▶ WHAT THE EXERCISE ASKS: Nothing but the lines from the line with "Recreate this image" to the line with "(1294,11) -- (1294,690);", both included, is to be repeated, and those exactly. Leave out the pictures.

▶ TASK INPUTS:
———
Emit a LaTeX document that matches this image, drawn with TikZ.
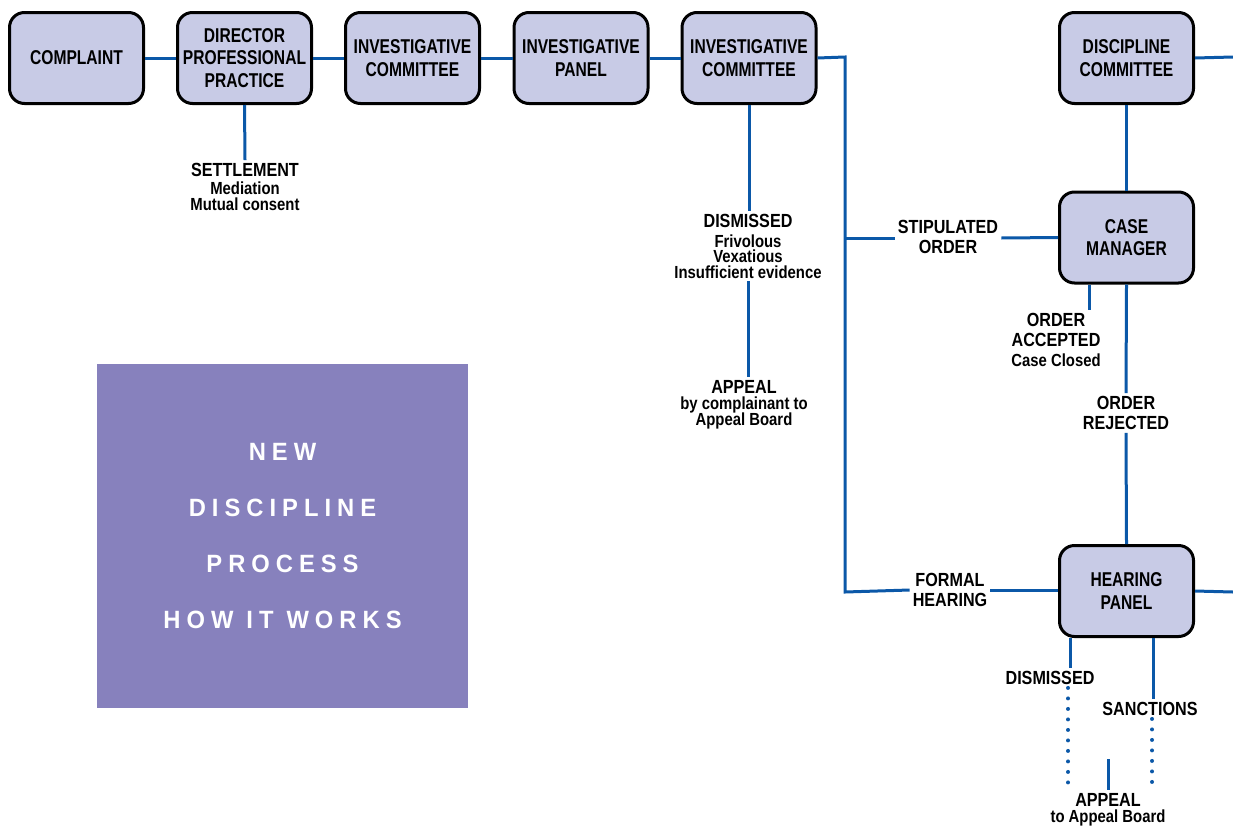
\documentclass[tikz,border=0pt]{standalone}
\usepackage{fontspec}
\setmainfont{Liberation Sans}[FakeStretch=0.78]
\newfontfamily\labelfont{Liberation Sans}[FakeStretch=0.85]
\newfontfamily\spacedfont{Liberation Sans}[FakeStretch=0.95, LetterSpace=24]
\usetikzlibrary{positioning}
\definecolor{boxfill}{HTML}{C8CBE6}
\definecolor{linkblue}{HTML}{0B58A8}
\definecolor{titlepurple}{HTML}{8781BD}
\newcommand{\subfont}{\fontsize{17.5}{15.5}\selectfont}
\newcommand{\wordgap}{\hspace{13pt}}
\tikzset{
    stage/.style={draw=black, line width=3pt, fill=boxfill, rounded corners=15pt,
        minimum width=134pt, minimum height=91pt, align=center,
        font=\fontsize{20}{22.5}\selectfont\bfseries},
    lbl/.style={align=center, inner sep=3pt, font=\labelfont\fontsize{19}{20}\selectfont\bfseries},
    link/.style={draw=linkblue, line width=3pt},
    dots/.style={draw=linkblue, line width=4pt, line cap=round, dash pattern=on 0pt off 10.5pt}
}

\begin{document}
\begin{tikzpicture}[x=1pt, y=-1pt]
    \useasboundingbox (0,0) rectangle (1233,827);
    % top row
    \node[stage] (complaint) at (76.5,58) {COMPLAINT};
    \node[stage] (director) at (244.5,58) {DIRECTOR\\PROFESSIONAL\\PRACTICE};
    \node[stage] (invcom) at (412.5,58) {INVESTIGATIVE\\COMMITTEE};
    \node[stage] (invpanel) at (581,58) {INVESTIGATIVE\\PANEL};
    \node[stage] (invcomb) at (749,58) {INVESTIGATIVE\\COMMITTEE};
    \node[stage] (discom) at (1126.5,58) {DISCIPLINE\\COMMITTEE};
    \node[stage] (casemgr) at (1126.5,237.5) {CASE\\MANAGER};
    \node[stage] (hearing) at (1126.5,591) {HEARING\\PANEL};

    % title square
    \node[fill=titlepurple, minimum width=371pt, minimum height=344pt, align=center,
        text=white, font=\spacedfont\fontsize{25}{56}\selectfont\bfseries]
        (title) at (282.5,536) {NEW\\DISCIPLINE\\PROCESS\\\mbox{HOW}\wordgap\mbox{IT}\wordgap\mbox{WORKS}};

    % labels
    \node[lbl] (settle) at (245,187) {SETTLEMENT\\[-2pt]\subfont Mediation\\[-4pt]\subfont Mutual consent};
    \node[lbl] (dismissed) at (748,246) {DISMISSED\\\subfont Frivolous\\[-4.5pt]\subfont Vexatious\\[-4.5pt]\subfont Insufficient evidence};
    \node[lbl] (appeal) at (744,405) {APPEAL\\[-4pt]\subfont by complainant to\\[-3.5pt]\subfont Appeal Board};
    \node[lbl] (stipulated) at (948,237) {STIPULATED\\ORDER};
    \node[lbl] (accepted) at (1056,340) {ORDER\\ACCEPTED\\\subfont Case Closed};
    \node[lbl] (rejected) at (1126,413) {ORDER\\REJECTED};
    \node[lbl] (formal) at (950,590) {FORMAL\\HEARING};
    \node[lbl] (hdismissed) at (1050,678) {DISMISSED};
    \node[lbl] (sanctions) at (1150,709) {SANCTIONS};
    \node[lbl] (appealb) at (1108,810) {APPEAL\\[-4pt]\subfont to Appeal Board};

    \coordinate (trunktop) at (845,57);
    \coordinate (trunkmid) at (845,238);
    \coordinate (trunkbot) at (845,592);
    \coordinate (discout) at (1233,57);
    \coordinate (hearout) at (1233,592);
    \coordinate (dotsleft) at (1068,787);
    \coordinate (dotsright) at (1152,790);
    \coordinate (appealtop) at (1108,759);

    % connectors
    \draw[link] (complaint) -- (director);
    \draw[link] (director) -- (invcom);
    \draw[link] (invcom) -- (invpanel);
    \draw[link] (invpanel) -- (invcomb);
    \draw[link] (invcomb.east) -- (trunktop) -- (trunkbot) -- (formal.west);
    \draw[link] (formal.east) -- (hearing.west |- formal.east);
    \draw[link] (trunkmid) -- (stipulated.west |- trunkmid);
    \draw[link] (stipulated.east |- trunkmid) -- (casemgr.west);
    \draw[link] (director.south) -- (settle.north);
    \draw[link] (invcomb.south) -- (dismissed.north -| invcomb.south);
    \draw[link] (dismissed.south) -- (dismissed.south |- appeal.north);
    \draw[link] (discom.east) -- (discout);
    \draw[link] (discom.south) -- (casemgr.north);
    \draw[link] ([xshift=-37pt]casemgr.south) -- ([xshift=-37pt]casemgr.south |- accepted.north);
    \draw[link] (casemgr.south) -- (rejected.north);
    \draw[link] (rejected.south) -- (hearing.north);
    \draw[link] (hearing.east) -- (hearout);
    \draw[link] ([xshift=-56.5pt]hearing.south) -- ([xshift=-56.5pt]hearing.south |- hdismissed.north);
    \draw[link] ([xshift=26.5pt]hearing.south) -- ([xshift=26.5pt]hearing.south |- sanctions.north);
    \draw[dots] (hdismissed.south -| dotsleft) -- (dotsleft);
    \draw[dots] (sanctions.south -| dotsright) -- (dotsright);
    \draw[link] (appealtop) -- (appealb.north);
\end{tikzpicture}
\end{document}
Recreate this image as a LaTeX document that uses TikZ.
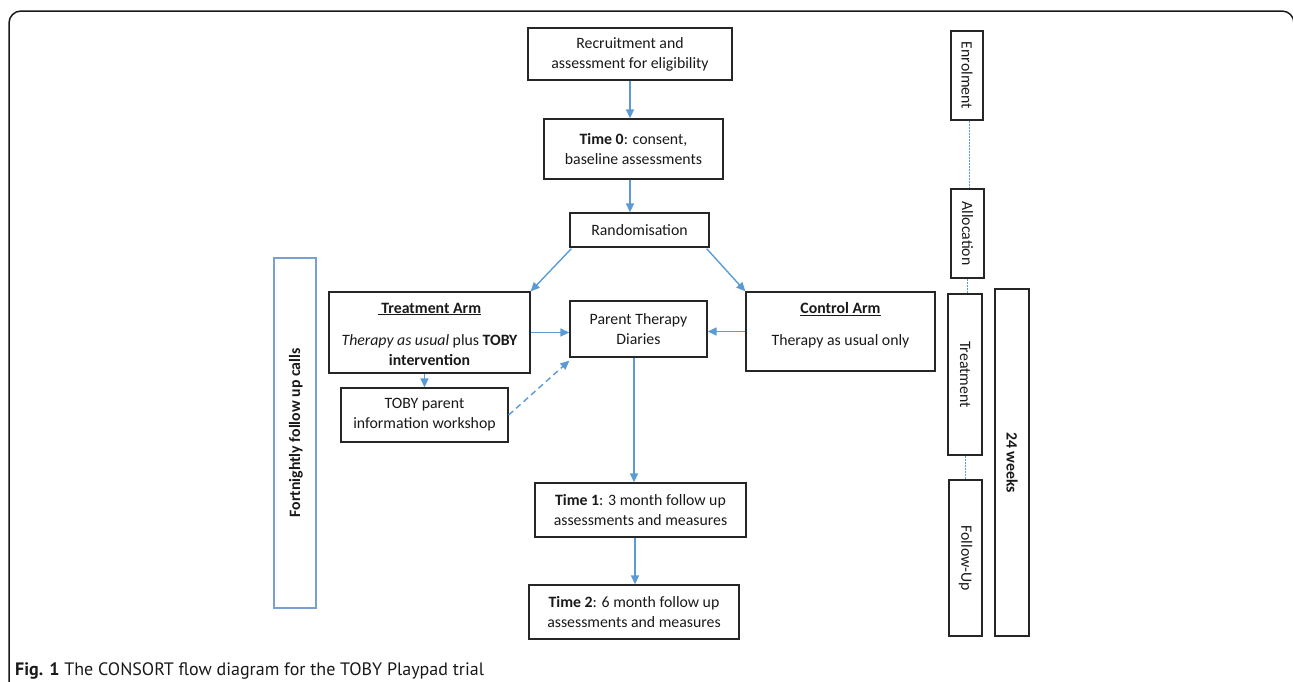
\documentclass[tikz,border=0pt]{standalone}
\usepackage{fontspec}
\setmainfont{Carlito}
\newfontfamily\capfont{PT Sans}
\usetikzlibrary{arrows.meta,calc}
\definecolor{arrowblue}{RGB}{91,155,213}
\definecolor{boxline}{RGB}{38,38,38}
\definecolor{lightblue}{RGB}{120,160,210}
\begin{document}
\begin{tikzpicture}[x=1pt,y=-1pt,
  mainfont/.style={font=\fontsize{15.8}{20}\selectfont},
  box/.style={draw=boxline, line width=1.3pt, rectangle, inner sep=0pt, align=center, mainfont, text=black!90},
  bluebox/.style={draw=lightblue, line width=1.3pt, rectangle, inner sep=0pt, align=center, mainfont, text=black!90},
  txt/.style={inner sep=0pt, align=center, mainfont, text=black!90},
  arr/.style={draw=arrowblue, line width=1.4pt, -{Triangle[length=9pt,width=8pt]}},
  dasharr/.style={arr, dash pattern=on 6pt off 4pt},
  link/.style={draw=arrowblue, line width=1pt, dash pattern=on 2pt off 1pt}
]
\useasboundingbox (0,0) rectangle (1293,681);
% frame
\draw[line width=1.5pt, black!90, rounded corners=12pt] (9,690) -- (9,11) -- (1294,11) -- (1294,690);

% main flow boxes
\node[box, minimum width=204, minimum height=52] (rec) at (630,54) {Recruitment and\\assessment for eligibility};
\node[box, minimum width=179, minimum height=60] (t0) at (633.5,149) {\textbf{Time 0}: consent,\\baseline assessments};
\node[box, minimum width=139, minimum height=34] (rand) at (639.5,230) {Randomisation};
\node[box, minimum width=201, minimum height=81] (treat) at (429.5,332.5) {};
\node[txt] (treattxt) at (429.5,334) {\underline{\textbf{\ Treatment Arm}}\\[12pt]\textit{Therapy as usual} plus \textbf{TOBY}\\\textbf{intervention}};
\node[box, minimum width=137, minimum height=56] (diary) at (638.5,329) {Parent Therapy\\Diaries};
\node[box, minimum width=189, minimum height=79] (ctrl) at (840.5,331.5) {};
\node[txt] (ctrltxt) at (840.5,325) {\underline{\textbf{Control Arm}}\\[12pt]Therapy as usual only};
\node[box, minimum width=167, minimum height=54] (work) at (424.5,415) {TOBY parent\\information workshop};
\node[box, minimum width=211, minimum height=54] (t1) at (640.5,510) {\textbf{Time 1}: 3 month follow up\\assessments and measures};
\node[box, minimum width=210, minimum height=54] (t2) at (634,612) {\textbf{Time 2}: 6 month follow up\\assessments and measures};

% left side box
\node[bluebox, minimum width=42, minimum height=350] (fort) at (295,433) {};
\node[txt, rotate=90] (forttxt) at (296,433) {\textbf{Fortnightly follow up calls}};

% right side phase boxes
\node[box, minimum width=32, minimum height=89] (enrol) at (967,75.5) {};
\node[txt, rotate=-90] (enroltxt) at (967,75.5) {Enrolment};
\node[box, minimum width=33, minimum height=89] (alloc) at (967.5,233.5) {};
\node[txt, rotate=-90] (alloctxt) at (967.5,233.5) {Allocation};
\node[box, minimum width=34, minimum height=161] (treatS) at (965,374.5) {};
\node[txt, rotate=-90] (treatStxt) at (965,374.5) {Treatment};
\node[box, minimum width=33, minimum height=156] (follow) at (965.5,558) {};
\node[txt, rotate=-90] (followtxt) at (965.5,558) {Follow-Up};
\node[box, minimum width=34, minimum height=347] (weeks) at (1012,462.5) {};
\node[txt, rotate=-90] (weekstxt) at (1012,462.5) {\textbf{24 weeks}};

% connectors on the right
\draw[link] (enrol.south -| 969,0) -- (alloc.north -| 969,0);
\draw[link] (alloc.south -| 967,0) -- (treatS.north -| 967,0);
\draw[link] (treatS.south -| 965,0) -- (follow.north -| 965,0);

% arrows
\draw[arr] (rec.south) -- (rec.south |- t0.north);
\draw[arr] (rec.south |- t0.south) -- (rec.south |- rand.north);
\draw[arr] ($(rand.south west)+(2,1)$) -- (treat.north east);
\draw[arr] ($(rand.south east)+(-3,1)$) -- (ctrl.north west);
\draw[arr] (treat.east) -- (diary.west |- treat.east);
\draw[arr] (ctrl.west) -- (diary.east |- ctrl.west);
\draw[arr] (work.north |- treat.south) -- (work.north);
\draw[dasharr] (work.east) -- ($(diary.south west)+(0,3)$);
\draw[arr] (diary.south -| 634,0) -- (t1.north -| 634,0);
\draw[arr] (t1.south -| 635,0) -- (t2.north -| 635,0);

% caption
\node[anchor=base west, inner sep=0pt, font=\capfont\fontsize{18}{22}\selectfont, text=black!90] (cap) at (15,675) {\textbf{Fig. 1} The CONSORT flow diagram for the TOBY Playpad trial};
\end{tikzpicture}
\end{document}
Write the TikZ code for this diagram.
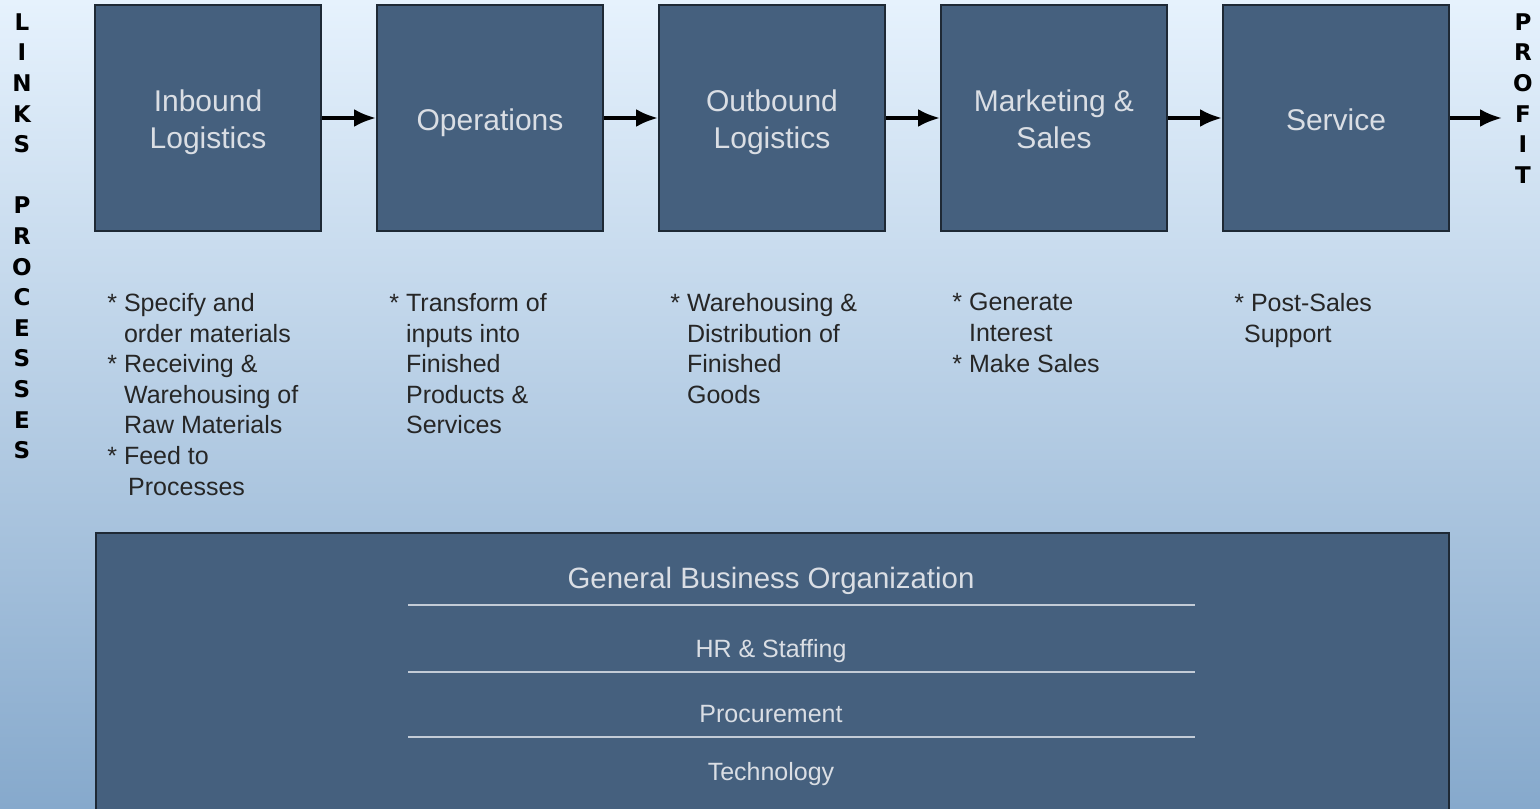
\documentclass[tikz,border=0pt]{standalone}
\usepackage{fontspec}
\setmainfont{Liberation Sans}
\newfontfamily\sidefont{DejaVu Sans}
\usepackage{xcolor}
\usetikzlibrary{arrows.meta}

\definecolor{bgtop}{HTML}{E6F2FD}
\definecolor{bgmid}{HTML}{B9D7F0}
\definecolor{bgbot}{HTML}{86A9CC}
\definecolor{boxfill}{HTML}{45607E}
\definecolor{boxline}{HTML}{1E2935}
\definecolor{boxtext}{HTML}{DADEE4}
\definecolor{rulecol}{HTML}{C3CCD7}

\newcommand{\stagelabel}[1]{\raisebox{0pt}[\dimexpr\height+5pt\relax][\depth]{\begin{tabular}{@{}c@{}}#1\end{tabular}}}

\begin{document}
\begin{tikzpicture}[x=0.5pt,y=-0.5pt,
  stage/.style={draw=boxline,line width=1pt,fill=boxfill,minimum width=113pt,minimum height=113pt,inner sep=0pt,text=boxtext,font=\fontsize{15}{18.5}\selectfont},
  flow/.style={-{Latex[length=11pt,width=9pt]},line width=1.8pt},
  notes/.style={anchor=north west,align=left,inner sep=0pt,text=black!85,font=\fontsize{12.5}{15.3}\selectfont},
  sidechar/.style={inner sep=0pt,text=black,font=\sidefont\bfseries\fontsize{11.5}{13}\selectfont},
  support/.style={inner sep=0pt,text=boxtext,font=\fontsize{12.5}{15}\selectfont}]
\useasboundingbox (0,0) rectangle (1540,808);
\shade[top color=bgtop,middle color=bgmid,bottom color=bgbot] (0,0) rectangle (1540,808);

% primary activities
\node[stage] (inb) at (208,118) {\stagelabel{Inbound\\Logistics}};
\node[stage] (ops) at (490,118) {\stagelabel{Operations}};
\node[stage] (outb) at (772,118) {\stagelabel{Outbound\\Logistics}};
\node[stage] (mkt) at (1054,118) {\stagelabel{Marketing \&\\Sales}};
\node[stage] (serv) at (1336,118) {\stagelabel{Service}};
\coordinate (profit) at (1502,118);

\draw[flow] (inb) -- (ops);
\draw[flow] (ops) -- (outb);
\draw[flow] (outb) -- (mkt);
\draw[flow] (mkt) -- (serv);
\draw[flow] (serv) -- (profit);

% activity notes
\node[notes] (inb-notes) at (107,293) {* Specify and\\\phantom{* }order materials\\* Receiving \&\\\phantom{* }Warehousing of\\\phantom{* }Raw Materials\\* Feed to\\\phantom{* }\,Processes};
\node[notes] (ops-notes) at (389,293) {* Transform of\\\phantom{* }inputs into\\\phantom{* }Finished\\\phantom{* }Products \&\\\phantom{* }Services};
\node[notes] (outb-notes) at (670,293) {* Warehousing \&\\\phantom{* }Distribution of\\\phantom{* }Finished\\\phantom{* }Goods};
\node[notes] (mkt-notes) at (952,293) {* Generate\\\phantom{* }Interest\\* Make Sales};
\node[notes] (serv-notes) at (1234,293) {* Post-Sales\\\phantom{*}Support};

% side labels
\foreach \ch [count=\i] in {L,I,N,K,S,{},P,R,O,C,E,S,S,E,S}
  \node[sidechar] (links-\i) at (22,{22+30.6*(\i-1)}) {\ch};
\foreach \ch [count=\i] in {P,R,O,F,I,T}
  \node[sidechar] (profit-\i) at (1523,{22+30.6*(\i-1)}) {\ch};

% support activities
\node[draw=boxline,line width=1pt,fill=boxfill,anchor=north west,minimum width=676.5pt,minimum height=160pt,inner sep=0pt] (gbo) at (95,532) {};
\node[support,font=\fontsize{14.7}{17}\selectfont] (gen) at (771,581) {General Business Organization};
\node[support] (hr) at (771,651) {HR \& Staffing};
\node[support] (proc) at (771,714) {Procurement};
\node[support] (tech) at (771,774) {Technology};
\draw[rulecol,line width=0.6pt] (408,605) -- (1195,605);
\draw[rulecol,line width=0.6pt] (408,672) -- (1195,672);
\draw[rulecol,line width=0.6pt] (408,737) -- (1195,737);
\end{tikzpicture}
\end{document}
———
▶ OUTPUT OF THE TASK:
Recreate this image as a LaTeX document that uses TikZ.
\documentclass[tikz,border=0pt]{standalone}
\usepackage{fontspec}
\setmainfont{Carlito}
\newfontfamily\capfont{PT Sans}
\usetikzlibrary{arrows.meta,calc}
\definecolor{arrowblue}{RGB}{91,155,213}
\definecolor{boxline}{RGB}{38,38,38}
\definecolor{lightblue}{RGB}{120,160,210}
\begin{document}
\begin{tikzpicture}[x=1pt,y=-1pt,
  mainfont/.style={font=\fontsize{15.8}{20}\selectfont},
  box/.style={draw=boxline, line width=1.3pt, rectangle, inner sep=0pt, align=center, mainfont, text=black!90},
  bluebox/.style={draw=lightblue, line width=1.3pt, rectangle, inner sep=0pt, align=center, mainfont, text=black!90},
  txt/.style={inner sep=0pt, align=center, mainfont, text=black!90},
  arr/.style={draw=arrowblue, line width=1.4pt, -{Triangle[length=9pt,width=8pt]}},
  dasharr/.style={arr, dash pattern=on 6pt off 4pt},
  link/.style={draw=arrowblue, line width=1pt, dash pattern=on 2pt off 1pt}
]
\useasboundingbox (0,0) rectangle (1293,681);
% frame
\draw[line width=1.5pt, black!90, rounded corners=12pt] (9,690) -- (9,11) -- (1294,11) -- (1294,690);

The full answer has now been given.